真船 (イトーヨーカ堂は)食に特化していくと明言している。ただ、例えば、専門店テナントの問題、フード&ドラッグの問題など、やはりスーパーマーケットとは全然違って、いろいろな、大きな課題を有している。これらがどこのGMSでも大変だという大きな要因になっているんだと思う。
ただ、その意味では今回の郡山店(を再開発したヨークパーク)はグループの力を借りないとできなかったことも確かだ。赤ちゃん本舗、ロフトなど(グループ企業に)大箱に入ってもらいながら、なおかつ、ヨークベニマルの自主アパレルで約500坪を埋め、さらに(アダストリアが手がける)スタディオクリップを新たにヨークベニマルとして、フランチャイズで運営する。(西ノ内店は)社内的にも気合いが入っている。
――イトーヨーカ堂は自主企画アパレルから撤退し、運営に特化している。ヨークベニマルも直営衣料品売場は縮小を続けてきたが、衣料品の考え方は。
真船 (ヨークベニマルの衣料品取扱店は)二十数店舗ある。やはり、買う場所がなくなってきている。これらの店舗は基本的に(縮小せずに)やっていく。衣料のメンバーも成長の方向が見えないとモチベーションが上がらない。その意味では、今回の郡山店の成功はヨークベニマルの衣料にとってもチャレンジにつながる。
小売業で鍵を握るのはあくまで「人」、そして「現場」。会社はそのためにある
――いまディスカウント政策を採るフォーマットが好調だ。価格についてはどう考える。
真船 やはり価格コンシャス(意識)は、お客さまがスーパーマーケットを選ぶ大切な切り口だと思う。それをわれわれは避けては通れない。ただ、われわれが「安売りできる体質か」というと、決してそうではない。
そういったところを踏まえて、どうすればお客さまが求める価値を実現できていけるだろうか、というところを掘り下げていかなければいけない。それは一朝一夕にできる問題ではない。自社工場製造のおいしい商品が、リーズナブルで買えるような商品開発や、いまフューチャーストアで実験していくようなこと(が求められる)。
もちろん、生産性、作業効率を上げていくことは大切だが、やはりどれだけお客さまに近づける時間を取って、それを成果に結び付けられるような仕組みにつなげられるか。また、われわれが20年来やってきているカイゼン活動を通しながら、1店舗1店舗、1部門1部門のむだに気付いて、むだを取っていく。そうした愚直な活動を進めていきながら、味と品質と、インストアの調理技術(を磨いていく)。

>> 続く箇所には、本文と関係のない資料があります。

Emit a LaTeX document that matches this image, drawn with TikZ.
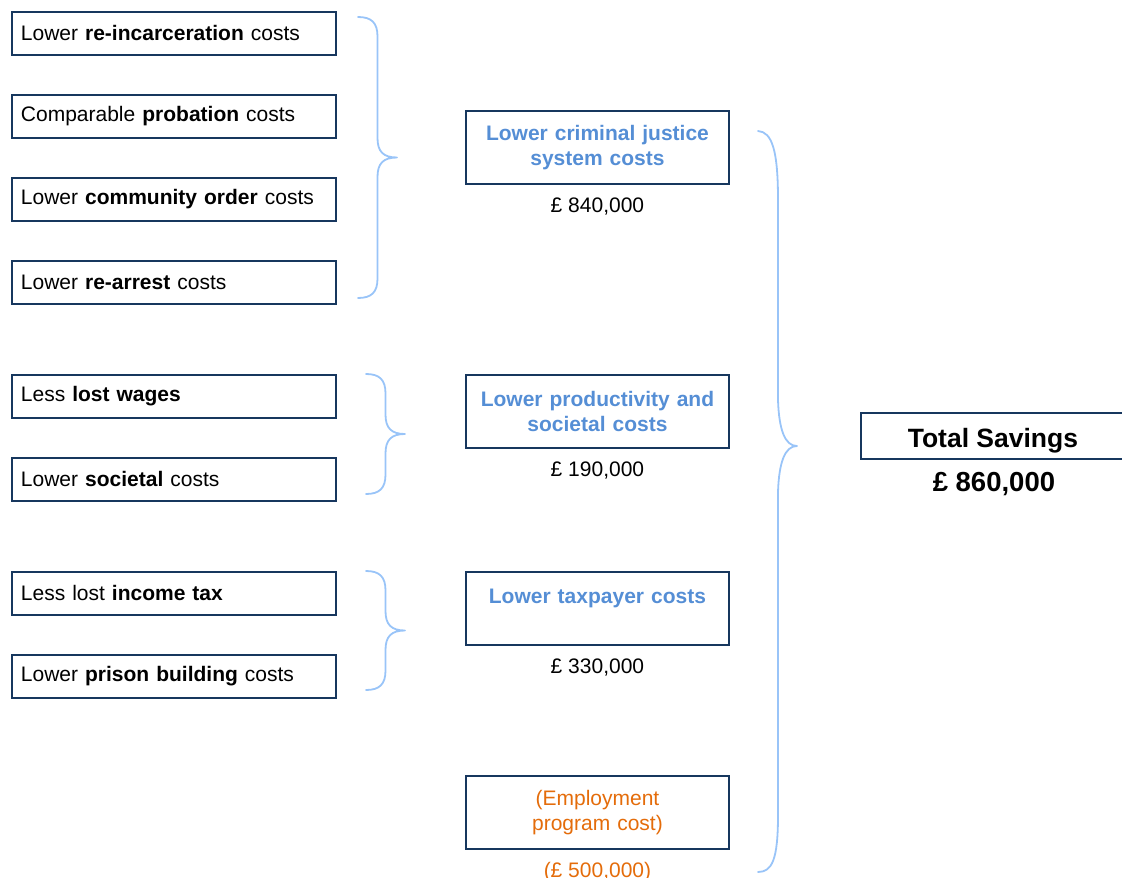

あと、私が最大の決め手だと思うのは発注だ。発注が変わらないと、売上げも変わらないんだから。それ(の鍵を握るの)は人。現場のパート(タイマー)さんの意志だ。
売上げが上がらない原因は往々にして「定量発注」にある。(例えば、ある商品を)2、2、2、2、3、3、3、3(の定量で発注)。売場を見ると品切れになっている。それは現場の棚板でしか分からない。机の上では分からない。小売業は往々にしてそういうものだ。最終的には「現場」。「鮮度が良くない」「商品作りが良くない」「陳列技術が良くない」「値頃を外している」、それらが見られるのは「現場」だ。
商品と販売、デジタルもそうだが、最終的にはお客さま満足は「共同作業」。チームでの仕事。販売だけでもできないし、商品だけでもできないし、人事も必要だし、デジタルも必要だ。だからやはり会社全体が、マーケットのお客さまに目を向けていかないと会社というのはだめになってしまう。